If the cleanup itself fails (rare — typically a hung Docker daemon), decloud logs a warning naming the container (cleanup failed; manual removal may be required). Two recovery paths exist:

  1. Re-run decloud deploy service for the same --name. A fresh deploy detects the orphaned decloud-<name> container, verifies it carries the decloud.service=<name> label that decloud itself attaches to every container it creates, and stops + removes it before starting the new one. The audit log records removing orphan container from prior interrupted deploy at warn level.
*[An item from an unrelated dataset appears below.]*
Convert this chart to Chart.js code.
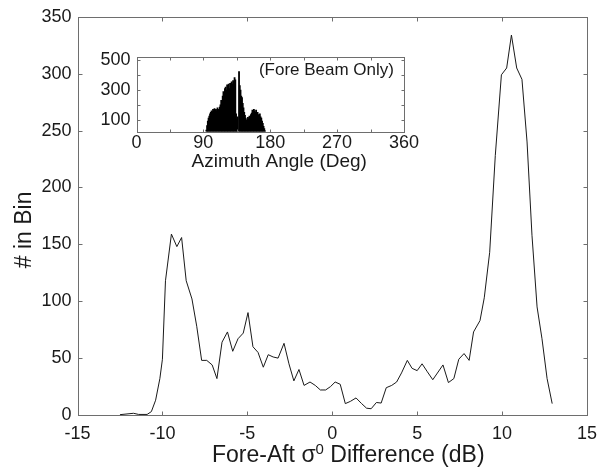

This is the recommended path; you do not need to touch Docker manually.
  2. Remove the container by hand: docker rm -f decloud-<name>.

A second ctrl+c during cleanup does not interrupt cleanup; the Go signal handler installed by signal.NotifyContext absorbs it. To force exit before the 30-second cleanupTimeout window completes, send SIGKILL (kill -9 <pid>); path (1) above still recovers on the next deploy.

When the orphan was not created by decloud

The orphan-cleanup branch is label-gated. If a container named decloud-<name> already exists on the host but does NOT carry the decloud.service=<name> label — for example, a container you ran by hand with that name, or a container created by a different tool — decloud deploy service refuses with exit 40 (ExitRunFail) and the message:

container decloud-<name> exists but was not created by decloud (label decloud.service="..." does not match "..."); refusing to remove. Run 'docker rm -f decloud-<name>' manually if you want to claim this name, or pick a different service name

This is a safety guardrail: decloud only removes containers it can prove it created. Recovery is whichever the message suggests — docker rm -f the container yourself, or pick a different --name.

What this does not cover

SIGKILL (kill -9) of decloud while a container is running, or a host power loss between docker run and the registry save, both leave an orphan that no cleanup defer can reach. The next-deploy orphan recovery in path (1) above is the only mitigation; it works for these cases too because the label gate applies to any orphan, not only ctrl+c orphans.